>> Begin

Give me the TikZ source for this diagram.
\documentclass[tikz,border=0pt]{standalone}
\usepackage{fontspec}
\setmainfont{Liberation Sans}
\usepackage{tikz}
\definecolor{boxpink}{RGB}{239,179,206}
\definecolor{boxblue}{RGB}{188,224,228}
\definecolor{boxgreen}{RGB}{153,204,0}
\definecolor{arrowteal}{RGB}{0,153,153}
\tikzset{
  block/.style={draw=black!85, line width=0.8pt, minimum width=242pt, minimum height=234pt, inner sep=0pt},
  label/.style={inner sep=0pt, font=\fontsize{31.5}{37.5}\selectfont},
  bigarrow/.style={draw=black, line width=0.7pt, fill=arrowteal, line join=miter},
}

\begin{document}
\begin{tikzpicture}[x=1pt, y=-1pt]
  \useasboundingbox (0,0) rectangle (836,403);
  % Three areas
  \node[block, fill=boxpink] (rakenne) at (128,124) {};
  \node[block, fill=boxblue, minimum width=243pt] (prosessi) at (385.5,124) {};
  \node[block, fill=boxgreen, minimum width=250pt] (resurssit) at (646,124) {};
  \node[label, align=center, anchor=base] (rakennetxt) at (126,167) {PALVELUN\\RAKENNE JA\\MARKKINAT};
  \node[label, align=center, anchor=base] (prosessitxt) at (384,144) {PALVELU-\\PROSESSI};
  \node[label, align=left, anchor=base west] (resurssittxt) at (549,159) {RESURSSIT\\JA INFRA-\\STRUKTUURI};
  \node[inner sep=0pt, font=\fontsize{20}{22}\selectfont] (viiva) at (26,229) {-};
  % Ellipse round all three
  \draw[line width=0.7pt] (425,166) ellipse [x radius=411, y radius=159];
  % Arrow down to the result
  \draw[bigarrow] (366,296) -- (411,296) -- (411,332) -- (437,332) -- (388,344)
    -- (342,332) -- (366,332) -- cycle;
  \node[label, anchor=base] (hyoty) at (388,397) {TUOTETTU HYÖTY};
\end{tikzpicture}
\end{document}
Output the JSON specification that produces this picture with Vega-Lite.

>> End
>> Begin

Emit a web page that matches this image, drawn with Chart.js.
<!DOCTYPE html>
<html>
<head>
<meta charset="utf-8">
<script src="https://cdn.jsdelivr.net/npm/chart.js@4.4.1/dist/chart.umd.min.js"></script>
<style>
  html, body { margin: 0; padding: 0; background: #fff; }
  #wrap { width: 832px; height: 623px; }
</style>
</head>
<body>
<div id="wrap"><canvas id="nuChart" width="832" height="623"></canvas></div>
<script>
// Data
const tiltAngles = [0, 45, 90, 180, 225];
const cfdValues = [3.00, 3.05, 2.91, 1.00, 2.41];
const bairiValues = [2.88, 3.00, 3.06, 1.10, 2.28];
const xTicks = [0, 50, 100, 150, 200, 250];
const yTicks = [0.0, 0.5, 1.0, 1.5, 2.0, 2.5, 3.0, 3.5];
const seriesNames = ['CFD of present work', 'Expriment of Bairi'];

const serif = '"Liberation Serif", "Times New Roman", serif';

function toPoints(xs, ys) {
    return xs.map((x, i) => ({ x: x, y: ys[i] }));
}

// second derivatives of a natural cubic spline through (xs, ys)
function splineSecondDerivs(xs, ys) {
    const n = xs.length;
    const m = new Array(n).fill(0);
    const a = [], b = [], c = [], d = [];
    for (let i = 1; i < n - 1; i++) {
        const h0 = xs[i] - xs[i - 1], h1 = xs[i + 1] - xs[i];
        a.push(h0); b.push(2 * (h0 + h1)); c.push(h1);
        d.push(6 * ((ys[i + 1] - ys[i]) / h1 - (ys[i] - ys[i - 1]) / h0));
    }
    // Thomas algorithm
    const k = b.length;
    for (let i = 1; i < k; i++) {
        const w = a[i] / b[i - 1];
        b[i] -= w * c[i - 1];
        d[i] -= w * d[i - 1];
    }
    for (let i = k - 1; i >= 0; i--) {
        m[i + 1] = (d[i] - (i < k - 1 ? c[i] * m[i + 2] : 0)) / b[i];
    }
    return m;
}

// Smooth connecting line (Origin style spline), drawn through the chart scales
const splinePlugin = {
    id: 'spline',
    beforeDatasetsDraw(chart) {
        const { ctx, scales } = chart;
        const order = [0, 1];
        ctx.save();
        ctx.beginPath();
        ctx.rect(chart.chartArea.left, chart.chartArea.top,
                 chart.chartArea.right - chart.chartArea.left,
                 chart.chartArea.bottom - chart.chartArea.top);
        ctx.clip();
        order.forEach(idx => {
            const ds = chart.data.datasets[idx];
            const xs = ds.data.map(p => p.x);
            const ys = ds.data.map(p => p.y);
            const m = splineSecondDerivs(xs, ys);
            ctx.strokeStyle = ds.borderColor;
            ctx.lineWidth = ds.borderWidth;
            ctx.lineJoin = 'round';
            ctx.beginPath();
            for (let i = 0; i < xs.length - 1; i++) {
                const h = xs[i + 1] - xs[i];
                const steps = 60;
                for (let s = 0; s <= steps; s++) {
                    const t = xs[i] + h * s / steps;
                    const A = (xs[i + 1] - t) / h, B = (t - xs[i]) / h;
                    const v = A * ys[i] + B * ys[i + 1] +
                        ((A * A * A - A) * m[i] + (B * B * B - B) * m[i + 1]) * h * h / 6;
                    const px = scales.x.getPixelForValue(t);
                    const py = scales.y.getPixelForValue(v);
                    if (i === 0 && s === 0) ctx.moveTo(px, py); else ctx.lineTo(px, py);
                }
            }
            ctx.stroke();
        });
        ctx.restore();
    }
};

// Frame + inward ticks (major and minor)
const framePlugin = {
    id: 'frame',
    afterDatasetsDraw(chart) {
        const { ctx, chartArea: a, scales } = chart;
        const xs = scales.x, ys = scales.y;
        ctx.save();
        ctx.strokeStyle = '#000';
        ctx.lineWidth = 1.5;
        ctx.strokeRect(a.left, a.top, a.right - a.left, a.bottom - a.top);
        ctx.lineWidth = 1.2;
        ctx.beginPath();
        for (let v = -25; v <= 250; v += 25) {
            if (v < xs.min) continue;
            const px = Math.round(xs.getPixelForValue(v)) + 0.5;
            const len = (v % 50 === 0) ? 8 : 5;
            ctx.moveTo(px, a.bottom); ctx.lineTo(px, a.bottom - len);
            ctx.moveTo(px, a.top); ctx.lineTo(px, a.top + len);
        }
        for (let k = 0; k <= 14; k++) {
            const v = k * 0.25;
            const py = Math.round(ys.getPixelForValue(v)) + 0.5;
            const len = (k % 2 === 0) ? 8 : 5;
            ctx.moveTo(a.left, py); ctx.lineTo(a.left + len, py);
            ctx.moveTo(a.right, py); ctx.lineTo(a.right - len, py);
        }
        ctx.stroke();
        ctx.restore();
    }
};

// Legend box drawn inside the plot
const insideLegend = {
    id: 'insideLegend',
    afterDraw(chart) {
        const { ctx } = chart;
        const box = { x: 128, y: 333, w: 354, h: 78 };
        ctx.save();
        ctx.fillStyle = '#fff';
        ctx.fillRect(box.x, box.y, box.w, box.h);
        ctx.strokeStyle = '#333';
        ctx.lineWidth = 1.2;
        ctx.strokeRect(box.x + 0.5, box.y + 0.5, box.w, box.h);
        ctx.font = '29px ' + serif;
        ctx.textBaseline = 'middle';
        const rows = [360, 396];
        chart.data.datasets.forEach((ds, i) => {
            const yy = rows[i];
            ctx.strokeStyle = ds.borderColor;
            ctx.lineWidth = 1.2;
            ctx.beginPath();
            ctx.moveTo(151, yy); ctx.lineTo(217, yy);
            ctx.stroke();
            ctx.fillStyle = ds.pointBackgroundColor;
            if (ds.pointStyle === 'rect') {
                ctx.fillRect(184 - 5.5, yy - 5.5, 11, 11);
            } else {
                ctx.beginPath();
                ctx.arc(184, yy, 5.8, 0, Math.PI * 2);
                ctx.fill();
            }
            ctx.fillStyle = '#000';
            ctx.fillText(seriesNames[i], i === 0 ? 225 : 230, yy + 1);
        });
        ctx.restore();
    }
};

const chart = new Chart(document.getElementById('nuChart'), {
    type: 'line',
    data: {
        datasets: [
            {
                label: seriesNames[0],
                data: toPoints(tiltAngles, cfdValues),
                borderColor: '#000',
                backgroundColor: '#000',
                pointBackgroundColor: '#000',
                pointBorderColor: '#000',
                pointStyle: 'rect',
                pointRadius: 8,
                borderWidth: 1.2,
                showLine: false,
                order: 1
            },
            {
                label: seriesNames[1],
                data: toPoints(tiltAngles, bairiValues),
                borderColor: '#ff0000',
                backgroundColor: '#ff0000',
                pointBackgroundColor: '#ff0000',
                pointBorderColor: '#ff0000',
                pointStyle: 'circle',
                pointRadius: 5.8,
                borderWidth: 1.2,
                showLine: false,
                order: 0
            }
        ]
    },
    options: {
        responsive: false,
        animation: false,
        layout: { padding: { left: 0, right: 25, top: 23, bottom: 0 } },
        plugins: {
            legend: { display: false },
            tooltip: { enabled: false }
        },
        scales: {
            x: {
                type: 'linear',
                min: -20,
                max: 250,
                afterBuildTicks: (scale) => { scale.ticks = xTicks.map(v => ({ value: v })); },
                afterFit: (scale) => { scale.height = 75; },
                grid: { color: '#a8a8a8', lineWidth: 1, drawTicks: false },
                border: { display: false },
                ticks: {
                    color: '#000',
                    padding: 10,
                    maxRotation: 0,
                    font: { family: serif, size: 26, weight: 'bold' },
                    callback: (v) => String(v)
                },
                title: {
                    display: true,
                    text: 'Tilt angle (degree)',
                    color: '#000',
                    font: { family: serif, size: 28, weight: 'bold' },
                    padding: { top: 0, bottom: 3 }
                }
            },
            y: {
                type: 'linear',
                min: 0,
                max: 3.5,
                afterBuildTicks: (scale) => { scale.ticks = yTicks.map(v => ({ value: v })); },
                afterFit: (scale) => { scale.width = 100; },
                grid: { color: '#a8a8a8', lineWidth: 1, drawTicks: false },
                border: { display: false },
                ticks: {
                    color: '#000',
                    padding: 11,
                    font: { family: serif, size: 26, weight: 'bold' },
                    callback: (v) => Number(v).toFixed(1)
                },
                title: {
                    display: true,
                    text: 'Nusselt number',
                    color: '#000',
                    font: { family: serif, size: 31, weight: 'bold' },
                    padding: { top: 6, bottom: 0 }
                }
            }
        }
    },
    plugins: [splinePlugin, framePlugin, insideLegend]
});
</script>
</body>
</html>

>> End
>> Begin

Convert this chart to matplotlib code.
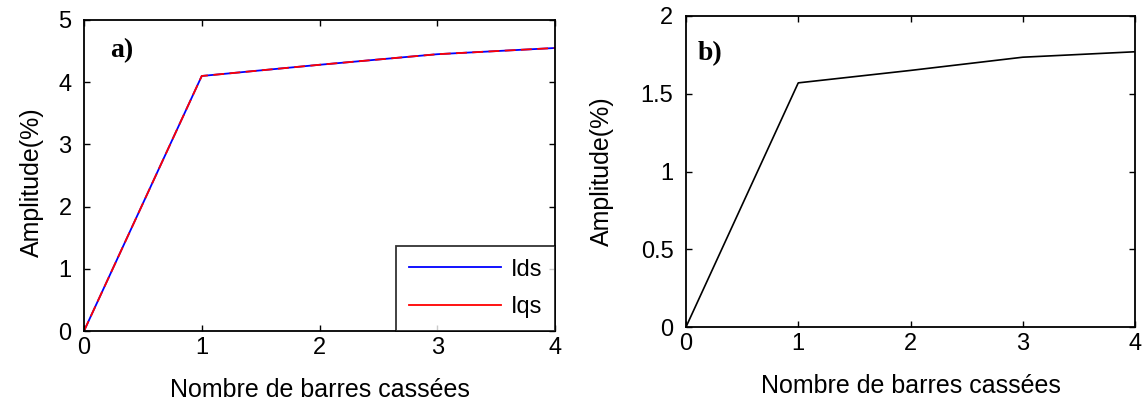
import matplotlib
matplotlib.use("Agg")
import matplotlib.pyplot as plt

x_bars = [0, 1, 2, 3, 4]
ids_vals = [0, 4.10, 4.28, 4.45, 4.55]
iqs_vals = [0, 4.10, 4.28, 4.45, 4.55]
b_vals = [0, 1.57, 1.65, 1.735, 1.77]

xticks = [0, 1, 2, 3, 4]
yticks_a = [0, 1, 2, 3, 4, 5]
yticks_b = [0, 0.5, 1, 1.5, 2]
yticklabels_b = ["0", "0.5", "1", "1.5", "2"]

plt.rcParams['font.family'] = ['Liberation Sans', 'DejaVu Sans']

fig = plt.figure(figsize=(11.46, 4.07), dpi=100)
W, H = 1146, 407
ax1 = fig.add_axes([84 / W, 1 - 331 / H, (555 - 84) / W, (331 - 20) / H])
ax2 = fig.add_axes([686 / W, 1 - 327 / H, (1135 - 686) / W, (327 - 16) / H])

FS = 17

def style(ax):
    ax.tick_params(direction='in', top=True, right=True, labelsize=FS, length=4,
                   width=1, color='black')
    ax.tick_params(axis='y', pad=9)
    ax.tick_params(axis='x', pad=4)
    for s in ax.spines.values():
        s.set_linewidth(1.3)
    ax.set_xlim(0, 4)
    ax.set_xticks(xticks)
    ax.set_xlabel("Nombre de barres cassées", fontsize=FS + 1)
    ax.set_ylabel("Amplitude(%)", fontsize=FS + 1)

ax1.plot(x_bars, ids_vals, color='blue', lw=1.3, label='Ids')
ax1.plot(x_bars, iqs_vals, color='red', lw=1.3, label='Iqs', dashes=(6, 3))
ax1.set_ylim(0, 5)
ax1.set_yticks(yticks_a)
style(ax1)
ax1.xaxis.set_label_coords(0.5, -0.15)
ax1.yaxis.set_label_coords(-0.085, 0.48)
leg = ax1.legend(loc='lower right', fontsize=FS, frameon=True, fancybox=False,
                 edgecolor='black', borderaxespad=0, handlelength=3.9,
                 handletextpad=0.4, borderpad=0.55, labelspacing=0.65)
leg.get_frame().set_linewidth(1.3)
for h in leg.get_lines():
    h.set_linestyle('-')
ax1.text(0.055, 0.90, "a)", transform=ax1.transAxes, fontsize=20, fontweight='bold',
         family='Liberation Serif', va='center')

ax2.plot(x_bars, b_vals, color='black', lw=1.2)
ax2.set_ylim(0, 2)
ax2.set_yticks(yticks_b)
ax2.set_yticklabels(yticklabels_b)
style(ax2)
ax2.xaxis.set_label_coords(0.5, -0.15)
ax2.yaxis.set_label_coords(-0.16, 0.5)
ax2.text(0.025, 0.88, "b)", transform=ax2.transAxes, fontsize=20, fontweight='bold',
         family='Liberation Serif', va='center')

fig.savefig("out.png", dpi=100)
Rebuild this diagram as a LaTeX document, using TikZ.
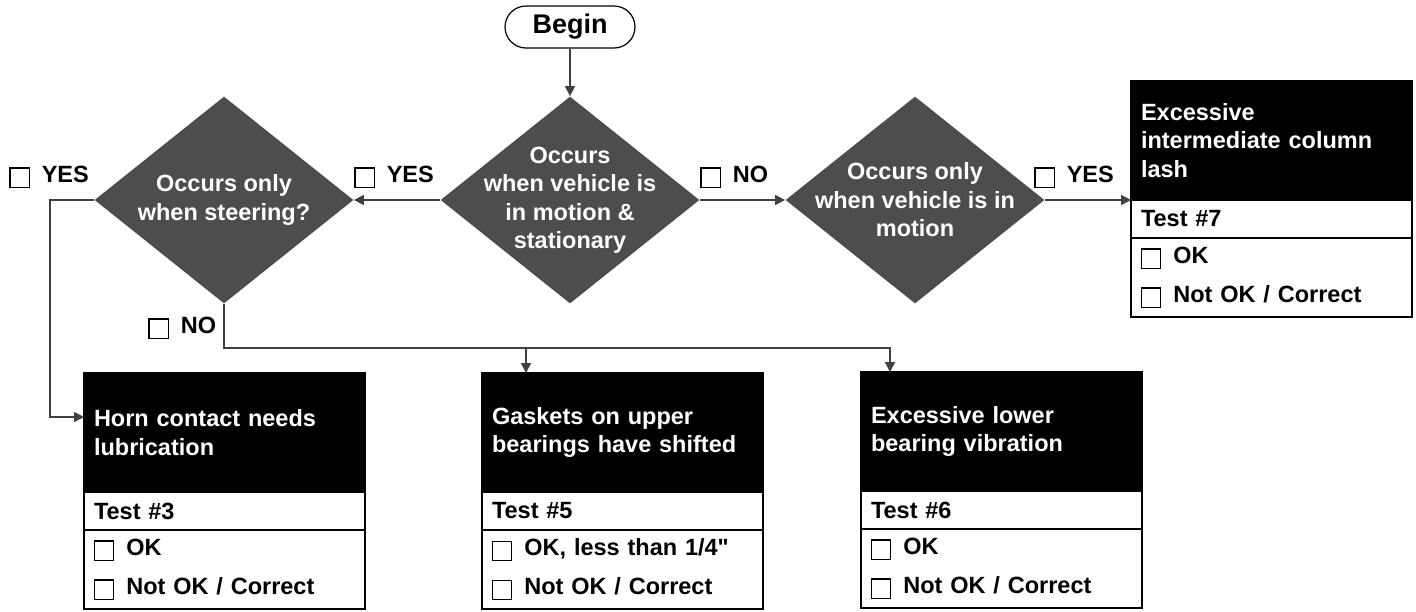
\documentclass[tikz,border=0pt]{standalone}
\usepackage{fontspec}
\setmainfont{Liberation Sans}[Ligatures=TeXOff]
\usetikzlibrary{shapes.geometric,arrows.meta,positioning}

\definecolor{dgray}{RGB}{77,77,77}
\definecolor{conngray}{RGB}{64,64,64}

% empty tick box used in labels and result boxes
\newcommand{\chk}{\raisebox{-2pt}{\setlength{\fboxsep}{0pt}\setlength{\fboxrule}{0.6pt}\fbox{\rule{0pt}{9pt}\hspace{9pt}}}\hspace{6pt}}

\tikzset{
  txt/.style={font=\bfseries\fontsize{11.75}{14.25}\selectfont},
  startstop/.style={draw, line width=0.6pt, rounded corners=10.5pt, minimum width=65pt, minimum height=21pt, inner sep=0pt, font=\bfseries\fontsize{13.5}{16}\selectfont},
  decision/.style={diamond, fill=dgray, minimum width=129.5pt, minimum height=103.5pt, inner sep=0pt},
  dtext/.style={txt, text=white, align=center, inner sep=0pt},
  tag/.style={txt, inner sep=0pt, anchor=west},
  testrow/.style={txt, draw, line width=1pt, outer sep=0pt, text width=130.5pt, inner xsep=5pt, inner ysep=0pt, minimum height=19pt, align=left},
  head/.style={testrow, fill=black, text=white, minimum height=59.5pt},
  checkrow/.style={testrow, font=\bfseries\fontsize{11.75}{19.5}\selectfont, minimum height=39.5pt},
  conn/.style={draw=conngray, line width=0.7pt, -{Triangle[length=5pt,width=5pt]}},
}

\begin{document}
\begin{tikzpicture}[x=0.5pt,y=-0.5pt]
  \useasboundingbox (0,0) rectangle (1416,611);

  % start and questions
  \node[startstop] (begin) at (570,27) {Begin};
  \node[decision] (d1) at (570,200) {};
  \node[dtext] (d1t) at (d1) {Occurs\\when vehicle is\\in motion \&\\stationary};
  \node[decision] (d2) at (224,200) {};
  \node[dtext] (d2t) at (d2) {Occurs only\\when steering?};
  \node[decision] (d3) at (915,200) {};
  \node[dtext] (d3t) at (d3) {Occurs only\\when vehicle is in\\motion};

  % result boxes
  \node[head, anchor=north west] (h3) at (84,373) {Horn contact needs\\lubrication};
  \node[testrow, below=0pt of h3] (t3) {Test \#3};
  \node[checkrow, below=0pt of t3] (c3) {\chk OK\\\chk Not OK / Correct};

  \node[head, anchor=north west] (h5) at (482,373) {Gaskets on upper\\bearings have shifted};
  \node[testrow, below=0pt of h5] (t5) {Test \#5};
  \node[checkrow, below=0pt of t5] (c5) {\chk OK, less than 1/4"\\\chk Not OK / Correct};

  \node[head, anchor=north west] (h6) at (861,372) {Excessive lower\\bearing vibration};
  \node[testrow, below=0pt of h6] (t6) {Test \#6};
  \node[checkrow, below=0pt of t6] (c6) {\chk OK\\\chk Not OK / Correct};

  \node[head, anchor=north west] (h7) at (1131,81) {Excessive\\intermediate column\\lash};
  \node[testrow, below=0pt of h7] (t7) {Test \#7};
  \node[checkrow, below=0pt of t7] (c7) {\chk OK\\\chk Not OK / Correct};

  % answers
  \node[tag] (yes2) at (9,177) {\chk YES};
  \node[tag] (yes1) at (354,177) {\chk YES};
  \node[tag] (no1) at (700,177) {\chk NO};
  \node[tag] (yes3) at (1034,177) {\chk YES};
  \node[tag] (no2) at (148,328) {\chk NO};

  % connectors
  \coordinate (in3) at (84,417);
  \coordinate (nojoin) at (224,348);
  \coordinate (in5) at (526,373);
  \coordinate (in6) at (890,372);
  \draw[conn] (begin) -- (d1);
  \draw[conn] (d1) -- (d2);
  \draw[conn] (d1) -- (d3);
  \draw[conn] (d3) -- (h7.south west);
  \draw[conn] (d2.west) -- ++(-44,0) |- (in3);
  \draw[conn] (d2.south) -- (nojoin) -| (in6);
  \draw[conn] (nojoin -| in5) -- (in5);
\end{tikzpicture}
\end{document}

>> End

**Directions for this task:** In the listing above, find the line with "Convert this chart to matplotlib code." and the line with "b_vals = [0, 1.57, 1.65, 1.735, 1.77]". Set down exactly those lines and everything between them, skipping pictures.

**Expected answer:**
Convert this chart to matplotlib code.
import matplotlib
matplotlib.use("Agg")
import matplotlib.pyplot as plt

x_bars = [0, 1, 2, 3, 4]
ids_vals = [0, 4.10, 4.28, 4.45, 4.55]
iqs_vals = [0, 4.10, 4.28, 4.45, 4.55]
b_vals = [0, 1.57, 1.65, 1.735, 1.77]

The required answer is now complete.